新「民共共闘」、 立憲の安保政策の足かせに
公示日が迫る今月2日に立憲民主を立ち上げた枝野幸男代表は真っ先に共産の選挙協力を取り付けた。昨夏の参院選と同様に“市民”を媒介にして憲法9条の改正反対、立憲主義に反する安保法制などの白紙撤回、原発ゼロの実現(再稼働は認めず)などの政策推進を約束し、社民を含む3党が候補者を一本化するというものだ。
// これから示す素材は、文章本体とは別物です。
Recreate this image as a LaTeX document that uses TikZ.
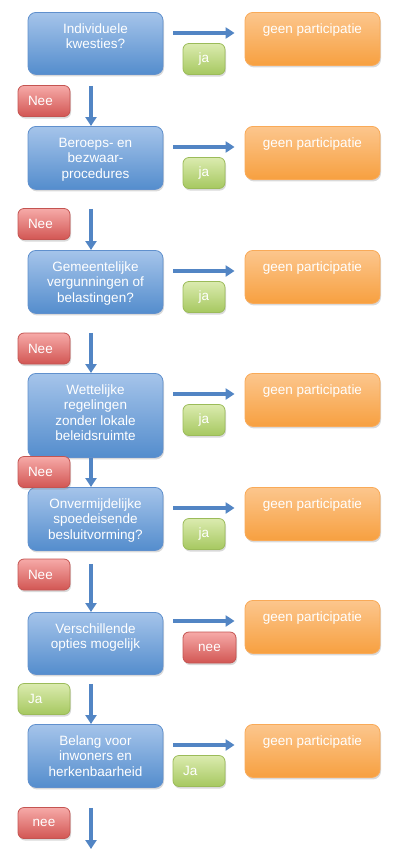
\documentclass[tikz,border=0pt]{standalone}
\usepackage{fontspec}
\setmainfont{Liberation Sans}
\usetikzlibrary{calc,shadows,arrows.meta}

% office like colours
\definecolor{qtop}{RGB}{165,196,234}
\definecolor{qbot}{RGB}{84,141,205}
\definecolor{qline}{RGB}{96,144,205}
\definecolor{otop}{RGB}{252,198,141}
\definecolor{obot}{RGB}{247,160,64}
\definecolor{oline}{RGB}{249,170,88}
\definecolor{gtop}{RGB}{219,235,175}
\definecolor{gbot}{RGB}{166,200,96}
\definecolor{gline}{RGB}{155,187,89}
\definecolor{rtop}{RGB}{246,170,168}
\definecolor{rbot}{RGB}{210,86,83}
\definecolor{rline}{RGB}{196,84,81}
\definecolor{arrowblue}{RGB}{82,133,196}

% text hanging from the top of a box
\newcommand{\qtext}[2]{\parbox[c][#1][t]{135pt}{\centering\rule{0pt}{21pt}#2}}

\tikzset{
  box/.style={inner sep=0pt, rounded corners=8pt, line width=0.8pt, text=white, anchor=north,
    drop shadow={shadow xshift=1pt, shadow yshift=-2pt, opacity=0.3}},
  question/.style={box, top color=qtop, bottom color=qbot, draw=qline},
  result/.style={box, top color=otop, bottom color=obot, draw=oline},
  tag/.style={rounded corners=6pt, line width=0.8pt, text=white, minimum height=31pt, inner xsep=0pt,
    drop shadow={shadow xshift=1pt, shadow yshift=-2pt, opacity=0.3}},
  yes/.style={tag, top color=gtop, bottom color=gbot, draw=gline},
  no/.style={tag, top color=rtop, bottom color=rbot, draw=rline},
  tagl/.style={align=left, text width=32pt, inner xsep=10pt},
  flow/.style={arrowblue, line width=3.3pt, -{Triangle[length=9pt,width=11pt]}},
}

\begin{document}
\begin{tikzpicture}[x=1pt, y=-1pt, font=\fontsize{13.5}{15.5}\selectfont]
    \useasboundingbox (0,0) rectangle (400,855);

    % questions
    \node [question] (q1) at (95.5,12) {\qtext{62pt}{Individuele\\kwesties?}};
    \node [question] (q2) at (95.5,126) {\qtext{63pt}{Beroeps- en\\bezwaar-\\procedures}};
    \node [question] (q3) at (95.5,250) {\qtext{63pt}{Gemeentelijke\\vergunningen of\\belastingen?}};
    \node [question] (q4) at (95.5,373) {\qtext{84pt}{Wettelijke\\regelingen\\zonder lokale\\beleidsruimte}};
    \node [question] (q5) at (95.5,487) {\qtext{63pt}{Onvermijdelijke\\spoedeisende\\besluitvorming?}};
    \node [question] (q6) at (95.5,612) {\qtext{62pt}{Verschillende\\opties mogelijk}};
    \node [question] (q7) at (95.5,724) {\qtext{63pt}{Belang voor\\inwoners en\\herkenbaarheid}};

    % outcomes
    \foreach \i/\y in {1/12, 2/126, 3/250, 4/373, 5/487, 6/600, 7/724}
      \node [result] (o\i) at (312.5,\y) {\qtext{53pt}{geen participatie}};

    % answers to the right
    \node [yes, minimum width=42pt] (r1) at (204,59) {ja};
    \node [yes, minimum width=42pt] (r2) at (204,173) {ja};
    \node [yes, minimum width=42pt] (r3) at (204,297) {ja};
    \node [yes, minimum width=42pt] (r4) at (204,420) {ja};
    \node [yes, minimum width=42pt] (r5) at (204,534) {ja};
    \node [no, minimum width=53pt] (r6) at (209.5,647.5) {nee};
    \node [yes, tagl] (r7) at (199,771) {Ja};

    % answers to the left
    \node [no, tagl] (l1) at (44,101) {Nee};
    \node [no, tagl] (l2) at (44,224) {Nee};
    \node [no, tagl] (l3) at (44,348.5) {Nee};
    \node [no, tagl] (l4) at (44,472) {Nee};
    \node [no, tagl] (l5) at (44,574.5) {Nee};
    \node [yes, tagl] (l6) at (44,699) {Ja};
    \node [no, minimum width=52pt] (l7) at (44,823) {nee};

    % arrows
    \foreach \i in {1,...,7} {
      \coordinate (a\i) at ($(o\i.north west)+(0,21)$);
      \draw [flow, shorten <=10pt, shorten >=10pt] (q\i.east |- a\i) -- (a\i);
    }
    \foreach \a/\b/\s in {q1/q2/11, q2/q3/19, q3/q4/19, q4/q5/0, q5/q6/13, q6/q7/9}
      \draw [flow, shorten <=\s pt] ([xshift=-4.5pt]\a.south) -- ([xshift=-4.5pt]\b.north);
    \coordinate (stop) at (91,849);
    \draw [flow, shorten <=20pt] ([xshift=-4.5pt]q7.south) -- (stop);
\end{tikzpicture}
\end{document}
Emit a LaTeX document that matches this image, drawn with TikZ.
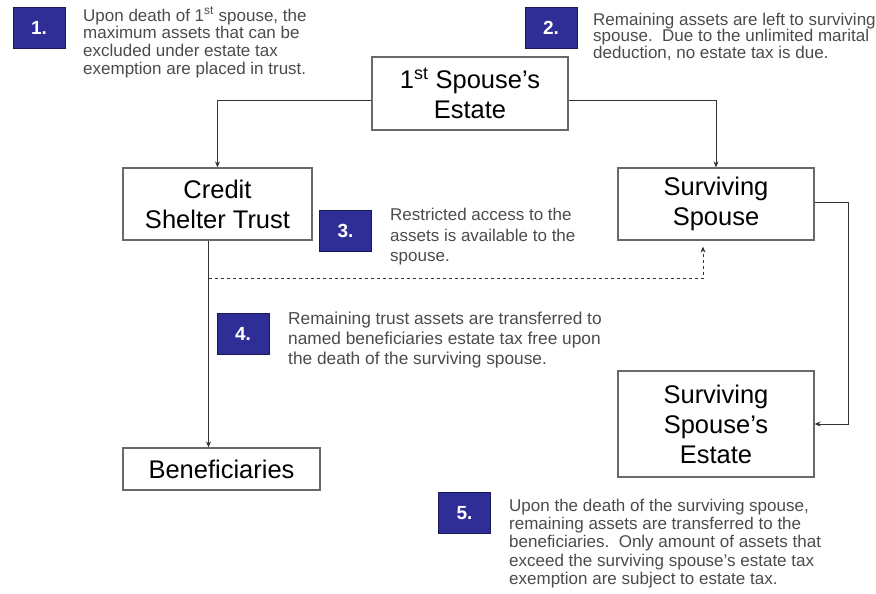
\documentclass[tikz,border=0pt]{standalone}
\usepackage{fontspec}
\setmainfont{Liberation Sans}
\usetikzlibrary{arrows.meta}
\definecolor{numblue}{RGB}{46,46,150}
\definecolor{numedge}{RGB}{25,25,90}
\definecolor{boxedge}{RGB}{105,105,105}
\definecolor{txtgray}{RGB}{75,75,75}
\begin{document}
\begin{tikzpicture}[x=1pt,y=-1pt,
  bigbox/.style={draw=boxedge, line width=1.3pt, fill=white, align=center,
    font=\fontsize{25.5}{30}\selectfont, inner sep=0pt},
  numbox/.style={draw=numedge, line width=0.8pt, fill=numblue, minimum width=52pt,
    minimum height=41pt, text=white, font=\fontsize{19}{20}\selectfont\bfseries, inner sep=0pt},
  note/.style={anchor=north west, align=left, text=txtgray, inner sep=0pt},
  conn/.style={draw=black!80, line width=0.8pt, -{Stealth[length=6pt,width=5pt]}},
]
\useasboundingbox (0,0) rectangle (876,594);

% main boxes
\node[bigbox, minimum width=196pt, minimum height=73pt] (first) at (470,93.5) {1\textsuperscript{st} Spouse’s\\Estate};
\node[bigbox, minimum width=189pt, minimum height=72pt] (cst) at (217.5,204) {Credit\\Shelter Trust};
\node[bigbox, minimum width=196pt, minimum height=72pt] (ss) at (716,204) {Surviving\\Spouse};
\node[bigbox, minimum width=196pt, minimum height=106pt] (sse) at (716,424) {Surviving\\Spouse’s\\Estate};
\node[bigbox, minimum width=197pt, minimum height=42pt] (ben) at (221.5,469) {Beneficiaries};

% number boxes
\node[numbox] (n1) at (39,27.5) {1.};
\node[numbox] (n2) at (551,28) {2.};
\node[numbox] (n3) at (345.5,231) {3.};
\node[numbox] (n4) at (243,333.5) {4.};
\node[numbox] (n5) at (464.5,513) {5.};

% notes
\node[note, font=\fontsize{17}{17.7}\selectfont] (t1) at (83,7) {Upon death of 1\textsuperscript{st} spouse, the\\maximum assets that can be\\excluded under estate tax\\exemption are placed in trust.};
\node[note, font=\fontsize{17}{16.8}\selectfont] (t2) at (593,12.5) {Remaining assets are left to surviving\\spouse.\ \ Due to the unlimited marital\\deduction, no estate tax is due.};
\node[note, font=\fontsize{17}{20.5}\selectfont] (t3) at (390,208) {Restricted access to the\\assets is available to the\\spouse.};
\node[note, font=\fontsize{17.3}{20}\selectfont] (t4) at (288,312) {Remaining trust assets are transferred to\\named beneficiaries estate tax free upon\\the death of the surviving spouse.};
\node[note, font=\fontsize{17}{18.2}\selectfont] (t5) at (509,499) {Upon the death of the surviving spouse,\\remaining assets are transferred to the\\beneficiaries.\ \ Only amount of assets that\\exceed the surviving spouse’s estate tax\\exemption are subject to estate tax.};

% connectors
\draw[conn] ([yshift=-6.5pt]first.west) -| (cst.north);
\draw[conn] ([yshift=-6.5pt]first.east) -| (ss.north);
\draw[conn] ([yshift=2pt]ss.east) -- ++(34,0) |- (sse.east);
\draw[conn] ([xshift=-9pt]cst.south) -- ([xshift=-13pt]ben.north);
\coordinate (d0) at (208.5,278);
\draw[conn, dashed] (d0) -| ([xshift=-13pt,yshift=-6pt]ss.south);
\end{tikzpicture}
\end{document}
だが、その“市民”とは「安保法制の廃止と立憲主義の回復を求める市民連合」という特定の政治目的を持つ民間団体にすぎず、共産とも連携して動いている。3日午後、同連合代表らが国会に枝野氏を訪ね、3党の選挙協力と7項目の基本政策を要望し、枝野氏がこれを受け入れる形を取った後、夕方、有楽町駅前で行われた枝野代表初の街頭演説から積極支援。7日に3党と正式合意した後は、8日、JR新橋駅前での枝野氏ら3党首そろい踏み、9日、JR渋谷駅前での3党首脳による街頭宣伝を“主催”し、結党直後の立憲民主ブームを全面的に後押しした。
共産も3日、枝野氏の選挙区(埼玉5区)の候補者を取り下げた後、全国的に候補一本化を進め、60人以上の候補者を取り下げ。支援競合の連合に向け政策協定も交わさず、党推薦もしない気配りも見せた。
小選挙区での“民共共闘”は、選挙戦では圧倒的に立憲民主に有利だ。各選挙区で2万~3万の共産票のほとんどが立憲民主に流れる上に、圧倒的な組織力を持つ共産が陰に陽に選挙運動を支えてくれる。逆に立憲民主の支持はかなり幅広いため共産に向かう票は限定的となる。共産は、候補取り下げによって供託金を節約(今回は約2億円)し他の運動に回せるが、立憲民主にいわゆるリベラル票が集まれば比例区や候補者を取り下げなかった小選挙区で苦戦するリスクもある。
これだけの“サービス”を受けた立憲民主は今後、“借り”がある共産や“市民”の制約を受けることになる。枝野氏は公示前の各種党首討論で、今回の選挙では政権を目指さない、共産との連立は「全く考えていない」と述べ、新「民共共闘」の衝撃を緩和しようとしたが、共産の支援を受けた衆院議員だらけの党になることが何を意味するのかは明らかだ。民進の前原誠司代表の苦悩はそこにあったのに、枝野氏は1人でも仲間を増やすための現実的な選択としてその道を選んだ。
最大の懸念は、中国の軍事増強と海洋進出や北朝鮮の核・ミサイル開発など緊迫する安保情勢の中、何よりも米国との緊密な協力関係が必要な時に、安保法制の白紙撤回を叫び、公約に普天間飛行場の辺野古移設を「ゼロベースで見直す」と掲げた点だ。いずれも米国との再調整を要するため、日米関係に鳩山由紀夫民主党政権以上の打撃を与えかねない無責任な公約だ。また、「安保法制を前提とした憲法9条の改悪に反対」と言い切ったことで、国の将来のビジョンをめぐる本格的な憲法論争にも参加できなくなる。
「共闘」の代償はとてつもなく大きい。